In fact, the game is caught up in a complicated web of rights between Rogers, Robert Stein (Toby Jones), Robert Maxwell (Roger Allam) and his son Kevin (Anthony Boyle).

Deciding it best to go to the source, Rogers risks it all by going to Cold War-era Russia to meet Tetris inventor Alexey Pajitnov (Nikita Efremov) and fight for the right to sell Tetris to the masses.

You must be wondering how this can be a “thrilling ride” – admittedly, it’s not that exciting to start with.

The film is pretty slow in the beginning and it’s rather confusing trying to follow who owns what rights.

In 1988, the rights were divided by country/region and then computer, video game and arcade – but with the upcoming launch of Nintendo’s Game Boy, lucrative handheld rights came up for grabs.

The first hour takes a while to get going because it needs to introduce all the players, explain what rights they have and set up the story ready for the Russian portion of the narrative.

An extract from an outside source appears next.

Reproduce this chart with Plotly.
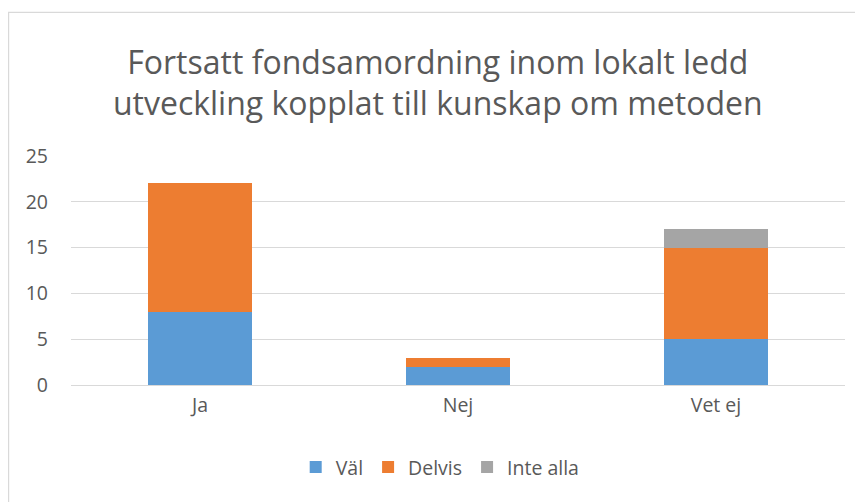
import plotly.graph_objects as go

categories = ["Ja", "Nej", "Vet ej"]
val = [8, 2, 5]
delvis = [14, 1, 10]
inte_alla = [0, 0, 2]

series = [("Väl", val, "#5B9BD5"), ("Delvis", delvis, "#ED7D31"), ("Inte alla", inte_alla, "#A5A5A5")]

fig = go.Figure()
for name, vals, color in series:
    fig.add_trace(go.Bar(name=name, x=categories, y=vals, marker=dict(color=color, line=dict(width=0))))

font = "Open Sans, Liberation Sans, sans-serif"
fig.update_layout(
    barmode="stack",
    bargap=0.6,
    width=863, height=502,
    margin=dict(l=63, r=26, t=148, b=125),
    paper_bgcolor="white", plot_bgcolor="white",
    font=dict(family=font, color="#595959", size=19),
    title=dict(text="Fortsatt fondsamordning inom lokalt ledd<br>utveckling kopplat till kunskap om metoden",
               x=0.498, xanchor="center", y=0.869, yanchor="middle",
               font=dict(size=32, color="#595959", family=font)),
    legend=dict(orientation="h", x=0.477, xanchor="center", y=-0.36, yanchor="middle",
                font=dict(size=19.5, color="#595959"), itemwidth=30, traceorder="normal"),
    showlegend=True,
)
fig.update_yaxes(range=[0, 25], dtick=5, showgrid=True, gridcolor="#D9D9D9", gridwidth=1.3,
                 zeroline=True, zerolinecolor="#D9D9D9", zerolinewidth=1.3, ticks="", ticklabelstandoff=22,
                 tickfont=dict(size=19.5, color="#595959"))
fig.update_xaxes(showline=False, ticks="", tickfont=dict(size=19.5, color="#595959"), ticklabelstandoff=6)
fig.add_shape(type="rect", xref="paper", yref="paper", x0=-0.0807, x1=1.2, y0=-0.8, y1=1.627,
              line=dict(color="#D9D9D9", width=1.3), fillcolor="rgba(0,0,0,0)", layer="below")
fig.write_html("out.html")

This is where the film gets tense because the Russians do not want Americans profiting off of Russian property.

Rogers is threatened and ordered to leave the country but he persists, knowing he has staked his family’s livelihood on the game.

The last hour really makes up for the slow start and becomes more of a thriller, complete with car chases, double-crossing agents and an intense dash to the airport.

While these are unlikely to be true, they were needed to up the stakes, drama and momentum and the story is exciting and gripping from there until the nail-biting finale.

Egerton is well cast as the charming businessman who needs to use his powers of persuasion to beat the competition.

Rogers also has what the others don’t – he wants Pajitnov to have a piece of the pie too and they become friends (and later co-founders of The Tetris Company).

Tetris doesn’t sound that exciting based on the premise but it ends up being a really engaging film that shines a light on an incredible true story.

On Apple TV+ from Friday 31st March.